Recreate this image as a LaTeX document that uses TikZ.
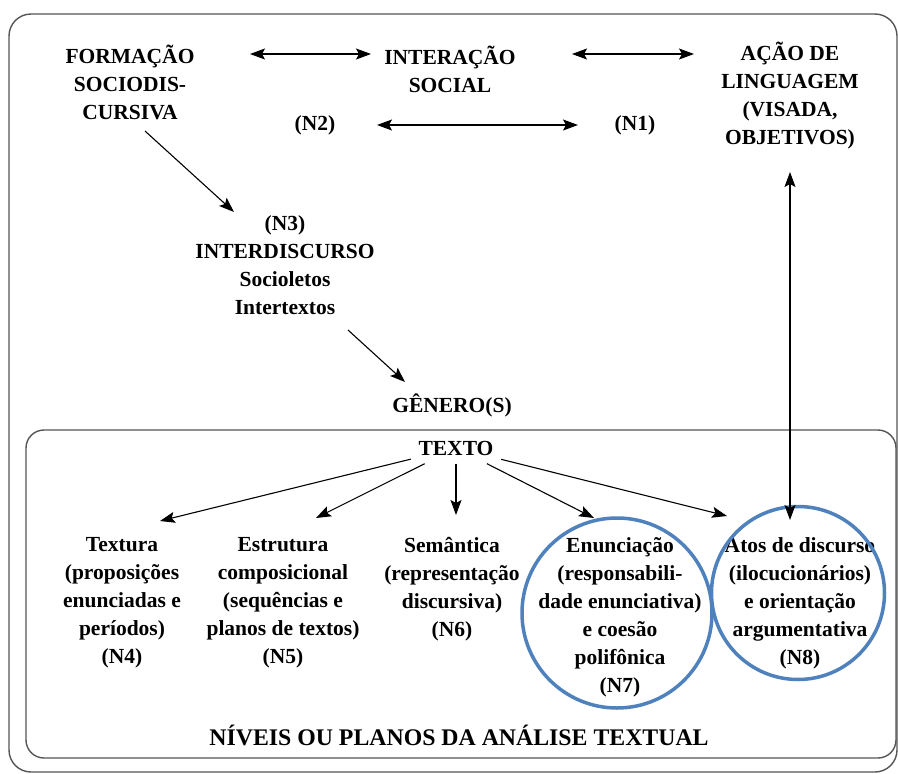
\documentclass[tikz,border=0pt]{standalone}
\usepackage{fontspec}
\setmainfont{Liberation Serif}
\usetikzlibrary{arrows.meta}
\definecolor{circblue}{RGB}{79,129,189}
\definecolor{boxgray}{RGB}{85,85,85}
\tikzset{
  lbl/.style={align=center, font=\fontsize{21.5}{28}\selectfont\bfseries, inner sep=0pt},
  tip/.style={Stealth[length=15pt,width=11pt,inset=3pt]},
  arr/.style={-{Stealth[length=15pt,width=11pt,inset=3pt]}, line width=1.1pt},
  dbl/.style={{Stealth[length=15pt,width=11pt,inset=3pt]}-{Stealth[length=15pt,width=11pt,inset=3pt]}, line width=1.1pt},
  panel/.style={draw=boxgray, line width=1.4pt},
  ring/.style={circle, draw=circblue, line width=3.5pt, inner sep=0pt},
}
\begin{document}
\begin{tikzpicture}[x=1pt,y=-1pt]
\useasboundingbox (0,0) rectangle (898,774);
\draw[panel, rounded corners=22pt] (9,14) rectangle (897,772);
\draw[panel, rounded corners=18pt] (26,430) rectangle (896,758);

\node[lbl] (formacao) at (130,82) {FORMAÇÃO\\SOCIODIS-\\CURSIVA};
\node[lbl] (interacao) at (450,69) {INTERAÇÃO\\SOCIAL};
\node[lbl] (acao) at (790,96) {AÇÃO DE\\LINGUAGEM\\(VISADA,\\OBJETIVOS)};
\node[lbl] (n2) at (315,125) {(N2)};
\node[lbl] (n1) at (635,125) {(N1)};
\node[lbl] (n3) at (285,265) {(N3)\\INTERDISCURSO\\Socioletos\\Intertextos};
\node[lbl] (genero) at (452,405) {GÊNERO(S)};
\node[lbl, minimum width=90pt, minimum height=31pt] (texto) at (456,448) {TEXTO};

\node[lbl] (textura) at (122,603) {Textura\\(proposições\\enunciadas e\\períodos)\\(N4)};
\node[lbl] (estrutura) at (283,603) {Estrutura\\composicional\\(sequências e\\planos de textos)\\(N5)};
\node[lbl] (semantica) at (452,589) {Semântica\\(representação\\discursiva)\\(N6)};
\node[lbl] (enunciacao) at (620,617) {Enunciação\\(responsabili-\\dade enunciativa)\\e coesão\\polifônica\\(N7)};
\node[lbl] (atos) at (800,603) {Atos de discurso\\(ilocucionários)\\e orientação\\argumentativa\\(N8)};
\node[align=center, font=\fontsize{23.8}{28}\selectfont\bfseries, inner sep=0pt] (niveis) at (459,735) {NÍVEIS OU PLANOS DA ANÁLISE TEXTUAL};

\node[ring, minimum size=190pt] (c7) at (617,613) {};
\node[ring, minimum size=173pt] (c8) at (798,593) {};

\coordinate (t1a) at (250,54); \coordinate (t1b) at (371,54);
\coordinate (t2a) at (572,54); \coordinate (t2b) at (694,54);
\coordinate (m1a) at (377,125); \coordinate (m1b) at (578,125);
\coordinate (d1a) at (145,131); \coordinate (d1b) at (234,212);
\coordinate (d2a) at (348,330); \coordinate (d2b) at (405,382);
\coordinate (v1a) at (790,172); \coordinate (v1b) at (790,520);
\coordinate (e4) at (160,521); \coordinate (e5) at (316,518);
\coordinate (e6) at (456,515); \coordinate (e7) at (594,518);
\coordinate (e8) at (727,516);

\draw[dbl] (t1a) -- (t1b);
\draw[dbl] (t2a) -- (t2b);
\draw[dbl] (m1a) -- (m1b);
\draw[arr] (d1a) -- (d1b);
\draw[arr] (d2a) -- (d2b);
\draw[dbl] (v1a) -- (v1b);
\draw[arr] (texto) -- (e4);
\draw[arr] (texto) -- (e5);
\draw[arr] (texto) -- (e6);
\draw[arr] (texto) -- (e7);
\draw[arr] (texto) -- (e8);
\end{tikzpicture}
\end{document}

====================

* [WHAT TO WORK ON]: Reproduce the listing above exactly, excluding all pictures.

* [THE RESULT]:
Recreate this image as a LaTeX document that uses TikZ.
\documentclass[tikz,border=0pt]{standalone}
\usepackage{fontspec}
\setmainfont{Liberation Serif}
\usetikzlibrary{arrows.meta}
\definecolor{circblue}{RGB}{79,129,189}
\definecolor{boxgray}{RGB}{85,85,85}
\tikzset{
  lbl/.style={align=center, font=\fontsize{21.5}{28}\selectfont\bfseries, inner sep=0pt},
  tip/.style={Stealth[length=15pt,width=11pt,inset=3pt]},
  arr/.style={-{Stealth[length=15pt,width=11pt,inset=3pt]}, line width=1.1pt},
  dbl/.style={{Stealth[length=15pt,width=11pt,inset=3pt]}-{Stealth[length=15pt,width=11pt,inset=3pt]}, line width=1.1pt},
  panel/.style={draw=boxgray, line width=1.4pt},
  ring/.style={circle, draw=circblue, line width=3.5pt, inner sep=0pt},
}
\begin{document}
\begin{tikzpicture}[x=1pt,y=-1pt]
\useasboundingbox (0,0) rectangle (898,774);
\draw[panel, rounded corners=22pt] (9,14) rectangle (897,772);
\draw[panel, rounded corners=18pt] (26,430) rectangle (896,758);

\node[lbl] (formacao) at (130,82) {FORMAÇÃO\\SOCIODIS-\\CURSIVA};
\node[lbl] (interacao) at (450,69) {INTERAÇÃO\\SOCIAL};
\node[lbl] (acao) at (790,96) {AÇÃO DE\\LINGUAGEM\\(VISADA,\\OBJETIVOS)};
\node[lbl] (n2) at (315,125) {(N2)};
\node[lbl] (n1) at (635,125) {(N1)};
\node[lbl] (n3) at (285,265) {(N3)\\INTERDISCURSO\\Socioletos\\Intertextos};
\node[lbl] (genero) at (452,405) {GÊNERO(S)};
\node[lbl, minimum width=90pt, minimum height=31pt] (texto) at (456,448) {TEXTO};

\node[lbl] (textura) at (122,603) {Textura\\(proposições\\enunciadas e\\períodos)\\(N4)};
\node[lbl] (estrutura) at (283,603) {Estrutura\\composicional\\(sequências e\\planos de textos)\\(N5)};
\node[lbl] (semantica) at (452,589) {Semântica\\(representação\\discursiva)\\(N6)};
\node[lbl] (enunciacao) at (620,617) {Enunciação\\(responsabili-\\dade enunciativa)\\e coesão\\polifônica\\(N7)};
\node[lbl] (atos) at (800,603) {Atos de discurso\\(ilocucionários)\\e orientação\\argumentativa\\(N8)};
\node[align=center, font=\fontsize{23.8}{28}\selectfont\bfseries, inner sep=0pt] (niveis) at (459,735) {NÍVEIS OU PLANOS DA ANÁLISE TEXTUAL};

\node[ring, minimum size=190pt] (c7) at (617,613) {};
\node[ring, minimum size=173pt] (c8) at (798,593) {};

\coordinate (t1a) at (250,54); \coordinate (t1b) at (371,54);
\coordinate (t2a) at (572,54); \coordinate (t2b) at (694,54);
\coordinate (m1a) at (377,125); \coordinate (m1b) at (578,125);
\coordinate (d1a) at (145,131); \coordinate (d1b) at (234,212);
\coordinate (d2a) at (348,330); \coordinate (d2b) at (405,382);
\coordinate (v1a) at (790,172); \coordinate (v1b) at (790,520);
\coordinate (e4) at (160,521); \coordinate (e5) at (316,518);
\coordinate (e6) at (456,515); \coordinate (e7) at (594,518);
\coordinate (e8) at (727,516);

\draw[dbl] (t1a) -- (t1b);
\draw[dbl] (t2a) -- (t2b);
\draw[dbl] (m1a) -- (m1b);
\draw[arr] (d1a) -- (d1b);
\draw[arr] (d2a) -- (d2b);
\draw[dbl] (v1a) -- (v1b);
\draw[arr] (texto) -- (e4);
\draw[arr] (texto) -- (e5);
\draw[arr] (texto) -- (e6);
\draw[arr] (texto) -- (e7);
\draw[arr] (texto) -- (e8);
\end{tikzpicture}
\end{document}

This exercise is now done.